First, a couple of quick news items:
What are the Top Ten Open Source productivity applications? You might be surprised.
A good open source video editor is just around the corner. The problem is, how far away is that corner. But there is hope on the horizon.
And now, for todays Bash Programming Quiz.
Create a script that processes two input files, and outputs a single data stream consisting of alternate lines from the first two files. So, if these are the input files:
File_1:
a
b
c
d
e
File_2:
1
2
3
4
5
The resulting file would be:
a
1
b
2
c
3
d
4
e
5
Submissions written in Perl or Awk will be accepted.



Comments
is there a base assumption that the files are of the same length? if not, what do you want done with the excess? placeholders for missing data, stop at the end of the shorter file, or just dump the data from the longer file at the end?

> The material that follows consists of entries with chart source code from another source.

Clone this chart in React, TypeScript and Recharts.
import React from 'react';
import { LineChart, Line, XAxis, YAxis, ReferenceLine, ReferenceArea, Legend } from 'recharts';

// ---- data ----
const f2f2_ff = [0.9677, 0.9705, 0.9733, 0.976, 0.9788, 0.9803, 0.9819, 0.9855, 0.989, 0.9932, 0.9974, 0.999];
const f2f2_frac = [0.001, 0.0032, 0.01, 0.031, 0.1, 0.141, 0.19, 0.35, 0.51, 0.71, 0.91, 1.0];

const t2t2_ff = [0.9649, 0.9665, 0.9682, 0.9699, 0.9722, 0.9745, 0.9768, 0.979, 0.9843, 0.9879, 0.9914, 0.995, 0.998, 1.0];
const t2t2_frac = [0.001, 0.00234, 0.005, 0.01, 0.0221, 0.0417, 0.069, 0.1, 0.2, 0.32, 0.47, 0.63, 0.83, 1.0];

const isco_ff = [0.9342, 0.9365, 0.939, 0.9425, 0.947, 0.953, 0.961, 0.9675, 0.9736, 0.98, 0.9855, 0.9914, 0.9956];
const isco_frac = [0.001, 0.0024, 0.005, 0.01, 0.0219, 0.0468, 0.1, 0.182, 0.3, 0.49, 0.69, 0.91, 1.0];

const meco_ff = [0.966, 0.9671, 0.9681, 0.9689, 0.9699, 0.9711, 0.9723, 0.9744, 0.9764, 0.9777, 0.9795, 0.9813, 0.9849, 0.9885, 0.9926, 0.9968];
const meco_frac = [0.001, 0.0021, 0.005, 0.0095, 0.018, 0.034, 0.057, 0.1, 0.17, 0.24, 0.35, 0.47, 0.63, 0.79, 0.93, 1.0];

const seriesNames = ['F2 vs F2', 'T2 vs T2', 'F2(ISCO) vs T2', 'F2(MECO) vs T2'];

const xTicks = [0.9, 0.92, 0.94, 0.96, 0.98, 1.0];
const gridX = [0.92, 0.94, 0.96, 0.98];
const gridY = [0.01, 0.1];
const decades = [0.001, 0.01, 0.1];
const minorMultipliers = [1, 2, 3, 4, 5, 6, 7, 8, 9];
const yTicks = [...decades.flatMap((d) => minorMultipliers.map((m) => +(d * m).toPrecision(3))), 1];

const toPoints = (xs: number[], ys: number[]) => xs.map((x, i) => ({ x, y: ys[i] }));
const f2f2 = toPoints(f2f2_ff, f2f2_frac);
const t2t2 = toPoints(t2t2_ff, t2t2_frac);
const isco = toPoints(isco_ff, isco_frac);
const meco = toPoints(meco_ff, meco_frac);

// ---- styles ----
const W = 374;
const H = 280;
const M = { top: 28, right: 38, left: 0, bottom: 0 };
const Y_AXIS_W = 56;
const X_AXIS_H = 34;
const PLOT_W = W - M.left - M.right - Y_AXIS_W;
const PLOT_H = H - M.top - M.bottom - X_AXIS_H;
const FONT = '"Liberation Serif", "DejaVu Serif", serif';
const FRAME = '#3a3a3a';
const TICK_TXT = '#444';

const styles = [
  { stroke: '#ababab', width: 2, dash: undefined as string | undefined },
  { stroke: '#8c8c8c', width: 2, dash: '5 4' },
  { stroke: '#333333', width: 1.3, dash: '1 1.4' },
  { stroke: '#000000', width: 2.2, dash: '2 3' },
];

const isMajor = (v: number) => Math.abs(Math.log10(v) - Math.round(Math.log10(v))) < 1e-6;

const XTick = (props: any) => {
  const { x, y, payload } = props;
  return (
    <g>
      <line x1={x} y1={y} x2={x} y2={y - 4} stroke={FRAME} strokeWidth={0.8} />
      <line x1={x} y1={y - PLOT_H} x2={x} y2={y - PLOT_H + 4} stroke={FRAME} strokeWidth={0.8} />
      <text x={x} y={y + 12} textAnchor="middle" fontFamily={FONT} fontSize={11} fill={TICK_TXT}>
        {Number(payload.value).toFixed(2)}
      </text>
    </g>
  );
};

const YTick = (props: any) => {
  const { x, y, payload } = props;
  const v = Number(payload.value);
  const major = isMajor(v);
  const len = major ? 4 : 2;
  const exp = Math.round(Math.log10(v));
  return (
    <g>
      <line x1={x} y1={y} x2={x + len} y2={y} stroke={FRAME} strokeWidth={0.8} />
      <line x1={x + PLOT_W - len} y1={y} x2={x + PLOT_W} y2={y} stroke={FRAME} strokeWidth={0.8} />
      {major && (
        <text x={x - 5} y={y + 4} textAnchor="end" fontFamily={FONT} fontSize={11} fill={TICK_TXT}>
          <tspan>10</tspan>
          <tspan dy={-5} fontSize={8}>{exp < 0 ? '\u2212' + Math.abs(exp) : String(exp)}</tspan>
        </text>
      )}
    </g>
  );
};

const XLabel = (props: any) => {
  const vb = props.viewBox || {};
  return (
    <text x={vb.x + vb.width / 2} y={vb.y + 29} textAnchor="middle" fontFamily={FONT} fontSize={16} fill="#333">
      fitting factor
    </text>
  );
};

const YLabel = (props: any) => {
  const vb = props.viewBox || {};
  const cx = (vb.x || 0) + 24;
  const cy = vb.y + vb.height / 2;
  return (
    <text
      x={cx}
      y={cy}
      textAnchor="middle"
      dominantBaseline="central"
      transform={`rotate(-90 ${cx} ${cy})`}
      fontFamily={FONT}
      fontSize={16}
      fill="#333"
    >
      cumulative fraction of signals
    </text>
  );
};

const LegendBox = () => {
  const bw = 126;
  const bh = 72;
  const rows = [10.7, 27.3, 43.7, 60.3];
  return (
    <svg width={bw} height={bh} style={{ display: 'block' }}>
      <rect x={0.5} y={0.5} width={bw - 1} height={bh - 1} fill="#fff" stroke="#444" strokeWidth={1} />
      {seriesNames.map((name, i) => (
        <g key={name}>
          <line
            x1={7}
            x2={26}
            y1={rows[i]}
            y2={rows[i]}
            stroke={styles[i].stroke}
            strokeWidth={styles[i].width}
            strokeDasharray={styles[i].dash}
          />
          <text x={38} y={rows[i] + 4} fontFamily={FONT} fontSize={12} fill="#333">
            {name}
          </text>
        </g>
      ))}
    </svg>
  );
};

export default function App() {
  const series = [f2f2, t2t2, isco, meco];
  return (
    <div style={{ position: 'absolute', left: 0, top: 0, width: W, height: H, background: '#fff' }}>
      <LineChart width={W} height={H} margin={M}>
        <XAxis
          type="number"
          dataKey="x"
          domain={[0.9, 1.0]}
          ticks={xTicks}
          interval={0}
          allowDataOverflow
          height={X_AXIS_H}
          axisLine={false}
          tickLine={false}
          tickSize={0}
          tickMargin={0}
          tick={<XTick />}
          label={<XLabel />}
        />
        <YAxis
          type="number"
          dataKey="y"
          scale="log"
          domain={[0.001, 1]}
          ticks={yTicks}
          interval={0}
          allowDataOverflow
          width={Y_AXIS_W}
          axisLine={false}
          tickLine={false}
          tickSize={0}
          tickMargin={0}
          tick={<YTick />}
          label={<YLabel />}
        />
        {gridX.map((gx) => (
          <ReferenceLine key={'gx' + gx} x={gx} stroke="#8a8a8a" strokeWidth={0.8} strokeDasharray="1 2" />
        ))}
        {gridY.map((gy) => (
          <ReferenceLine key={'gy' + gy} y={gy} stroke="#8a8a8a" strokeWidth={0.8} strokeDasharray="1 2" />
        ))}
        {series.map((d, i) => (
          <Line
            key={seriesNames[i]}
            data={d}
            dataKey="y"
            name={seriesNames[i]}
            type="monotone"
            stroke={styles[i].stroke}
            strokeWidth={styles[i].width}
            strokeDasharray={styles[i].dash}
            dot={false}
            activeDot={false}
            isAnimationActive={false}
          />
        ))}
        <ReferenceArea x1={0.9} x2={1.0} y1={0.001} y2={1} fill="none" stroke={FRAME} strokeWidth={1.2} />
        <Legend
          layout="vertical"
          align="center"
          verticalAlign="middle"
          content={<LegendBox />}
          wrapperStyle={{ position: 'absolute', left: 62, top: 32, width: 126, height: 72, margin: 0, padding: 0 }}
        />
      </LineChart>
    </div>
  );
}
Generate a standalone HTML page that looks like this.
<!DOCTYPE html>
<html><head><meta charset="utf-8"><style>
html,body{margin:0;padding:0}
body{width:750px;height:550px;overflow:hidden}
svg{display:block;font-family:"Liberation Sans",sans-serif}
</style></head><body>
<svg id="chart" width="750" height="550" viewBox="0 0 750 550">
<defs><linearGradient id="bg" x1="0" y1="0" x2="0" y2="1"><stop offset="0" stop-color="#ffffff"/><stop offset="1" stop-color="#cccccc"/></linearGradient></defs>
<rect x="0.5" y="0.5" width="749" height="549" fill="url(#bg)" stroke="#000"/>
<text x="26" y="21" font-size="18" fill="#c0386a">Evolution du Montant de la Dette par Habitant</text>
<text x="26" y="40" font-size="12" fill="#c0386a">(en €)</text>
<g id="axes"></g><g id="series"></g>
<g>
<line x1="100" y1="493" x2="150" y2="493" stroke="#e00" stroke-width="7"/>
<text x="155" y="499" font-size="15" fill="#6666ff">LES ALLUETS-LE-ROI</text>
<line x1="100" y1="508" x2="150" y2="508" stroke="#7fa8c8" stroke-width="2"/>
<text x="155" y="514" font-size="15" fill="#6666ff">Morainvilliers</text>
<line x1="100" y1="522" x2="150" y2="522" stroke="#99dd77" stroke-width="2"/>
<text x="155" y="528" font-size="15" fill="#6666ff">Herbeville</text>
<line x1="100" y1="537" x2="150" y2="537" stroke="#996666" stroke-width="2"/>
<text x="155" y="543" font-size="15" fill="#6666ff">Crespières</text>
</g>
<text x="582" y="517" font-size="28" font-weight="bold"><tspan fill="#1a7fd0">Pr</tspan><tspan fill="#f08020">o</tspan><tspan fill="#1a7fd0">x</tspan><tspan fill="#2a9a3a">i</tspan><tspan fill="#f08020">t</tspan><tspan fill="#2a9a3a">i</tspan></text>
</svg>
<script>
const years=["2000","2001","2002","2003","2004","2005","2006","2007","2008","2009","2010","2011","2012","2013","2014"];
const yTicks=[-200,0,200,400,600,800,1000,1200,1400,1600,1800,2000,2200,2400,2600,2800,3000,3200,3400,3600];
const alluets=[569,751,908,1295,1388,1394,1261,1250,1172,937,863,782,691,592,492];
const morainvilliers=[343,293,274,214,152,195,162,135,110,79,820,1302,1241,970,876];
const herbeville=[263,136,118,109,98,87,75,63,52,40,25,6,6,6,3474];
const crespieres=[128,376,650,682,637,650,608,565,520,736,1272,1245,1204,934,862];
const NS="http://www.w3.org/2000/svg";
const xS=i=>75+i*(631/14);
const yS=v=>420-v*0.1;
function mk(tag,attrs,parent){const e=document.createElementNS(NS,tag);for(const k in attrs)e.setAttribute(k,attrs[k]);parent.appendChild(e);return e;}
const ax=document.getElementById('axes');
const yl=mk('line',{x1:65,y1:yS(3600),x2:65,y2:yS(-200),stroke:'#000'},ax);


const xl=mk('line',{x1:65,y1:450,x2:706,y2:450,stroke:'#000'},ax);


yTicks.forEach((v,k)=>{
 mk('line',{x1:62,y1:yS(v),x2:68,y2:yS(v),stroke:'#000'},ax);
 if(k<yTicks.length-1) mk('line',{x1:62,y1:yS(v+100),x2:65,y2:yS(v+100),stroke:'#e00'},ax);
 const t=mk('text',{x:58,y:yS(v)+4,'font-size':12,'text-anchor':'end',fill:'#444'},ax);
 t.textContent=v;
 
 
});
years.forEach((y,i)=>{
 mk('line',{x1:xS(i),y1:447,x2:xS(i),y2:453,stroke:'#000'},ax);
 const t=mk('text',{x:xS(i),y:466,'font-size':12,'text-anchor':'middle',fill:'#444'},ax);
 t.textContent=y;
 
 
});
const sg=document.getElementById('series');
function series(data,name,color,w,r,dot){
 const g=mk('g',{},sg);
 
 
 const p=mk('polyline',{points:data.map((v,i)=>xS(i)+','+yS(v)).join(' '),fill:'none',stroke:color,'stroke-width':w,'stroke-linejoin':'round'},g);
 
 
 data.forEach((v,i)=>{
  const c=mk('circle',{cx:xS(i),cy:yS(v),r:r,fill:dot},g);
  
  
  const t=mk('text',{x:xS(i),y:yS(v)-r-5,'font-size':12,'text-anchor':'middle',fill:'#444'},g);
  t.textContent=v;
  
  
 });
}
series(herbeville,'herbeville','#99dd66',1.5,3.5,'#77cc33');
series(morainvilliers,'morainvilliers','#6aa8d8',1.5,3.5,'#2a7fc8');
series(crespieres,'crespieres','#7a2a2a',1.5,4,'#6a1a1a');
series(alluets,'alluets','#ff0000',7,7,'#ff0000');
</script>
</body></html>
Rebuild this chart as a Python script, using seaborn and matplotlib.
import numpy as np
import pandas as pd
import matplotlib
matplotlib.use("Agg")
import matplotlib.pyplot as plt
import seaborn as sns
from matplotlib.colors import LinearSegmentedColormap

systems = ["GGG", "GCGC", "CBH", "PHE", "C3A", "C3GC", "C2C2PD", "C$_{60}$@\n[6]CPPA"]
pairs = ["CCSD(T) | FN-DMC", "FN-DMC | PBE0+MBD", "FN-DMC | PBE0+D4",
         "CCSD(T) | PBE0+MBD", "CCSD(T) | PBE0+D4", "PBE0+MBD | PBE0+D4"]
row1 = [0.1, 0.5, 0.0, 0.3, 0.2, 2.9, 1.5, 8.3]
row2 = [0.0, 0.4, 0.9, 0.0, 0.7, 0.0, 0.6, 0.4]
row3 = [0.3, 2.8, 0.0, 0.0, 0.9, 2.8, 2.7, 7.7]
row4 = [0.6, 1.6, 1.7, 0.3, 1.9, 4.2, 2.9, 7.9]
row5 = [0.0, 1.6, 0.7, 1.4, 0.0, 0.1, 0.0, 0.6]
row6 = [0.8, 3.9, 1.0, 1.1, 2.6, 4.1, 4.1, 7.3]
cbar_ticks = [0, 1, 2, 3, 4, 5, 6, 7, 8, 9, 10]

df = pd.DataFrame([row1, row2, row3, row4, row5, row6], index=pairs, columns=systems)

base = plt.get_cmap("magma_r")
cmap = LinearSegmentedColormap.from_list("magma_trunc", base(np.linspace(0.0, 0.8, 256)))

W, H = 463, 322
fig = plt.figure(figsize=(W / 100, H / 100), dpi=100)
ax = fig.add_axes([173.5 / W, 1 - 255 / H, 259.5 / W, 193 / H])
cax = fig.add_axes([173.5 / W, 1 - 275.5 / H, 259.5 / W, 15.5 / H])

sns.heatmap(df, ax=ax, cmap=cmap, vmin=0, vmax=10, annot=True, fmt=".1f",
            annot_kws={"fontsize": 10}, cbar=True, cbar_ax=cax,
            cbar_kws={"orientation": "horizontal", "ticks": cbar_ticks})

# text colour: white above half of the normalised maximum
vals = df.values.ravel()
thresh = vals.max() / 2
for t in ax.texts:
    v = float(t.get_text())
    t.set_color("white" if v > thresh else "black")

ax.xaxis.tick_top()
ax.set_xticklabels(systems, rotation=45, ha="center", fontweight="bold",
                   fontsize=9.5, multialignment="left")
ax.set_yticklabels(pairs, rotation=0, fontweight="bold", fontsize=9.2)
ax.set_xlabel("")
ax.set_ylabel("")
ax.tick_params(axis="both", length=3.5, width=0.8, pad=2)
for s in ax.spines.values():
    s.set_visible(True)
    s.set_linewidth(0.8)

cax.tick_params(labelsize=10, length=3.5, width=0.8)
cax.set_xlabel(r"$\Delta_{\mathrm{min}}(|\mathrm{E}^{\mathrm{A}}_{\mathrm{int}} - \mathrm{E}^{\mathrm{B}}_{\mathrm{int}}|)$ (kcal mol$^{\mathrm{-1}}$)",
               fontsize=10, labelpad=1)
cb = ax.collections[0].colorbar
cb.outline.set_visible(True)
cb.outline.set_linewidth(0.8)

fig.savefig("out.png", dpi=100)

and what, you don't like python? or are you going for the one-liner? ;-)
Posted by: peter | November 13, 2008 1:29 PM
#!/usr/bin/perl
use strict;
use warnings;
unless (2 == @ARGV) {
die("Usage: <script_name> file1 file2\n");
}
my ($file1, $file2) = @ARGV;
unless (-e $file1) {
die("$file1 does not appear to exist. Exiting.\n");
}
unless (-e $file2) {
die("$file2 does not appear to exist. Exiting.\n");
}
local *FILE1FH;
open(FILE1FH, '<', $file1) || die ("Failed to open $file1: $!\n");
local *FILE2FH;
open(FILE2FH, '<', $file2) || die ("Failed to open $file2: $!\n");
while(my $line1 = <FILE1FH>) {
print $line1;
my $line2 = <FILE2FH>;
if (defined $line2) {
print $line2;
}
}
while(my $line2 = <FILE2FH>) {
print $line2;
}
close(FILE2FH);
close(FILE1FH);
Posted by: Benjamin Franz | November 13, 2008 1:37 PM
quick search brought me this answer, and a lesson in redirection
#!/usr/bin/env bash
while read f1 do
read f2 echo $f1
echo $f2
done 7
called with two arguments, file 1 and file 2
see this article for the longer explanation.
thanks for the question, I hadn't known about that capability.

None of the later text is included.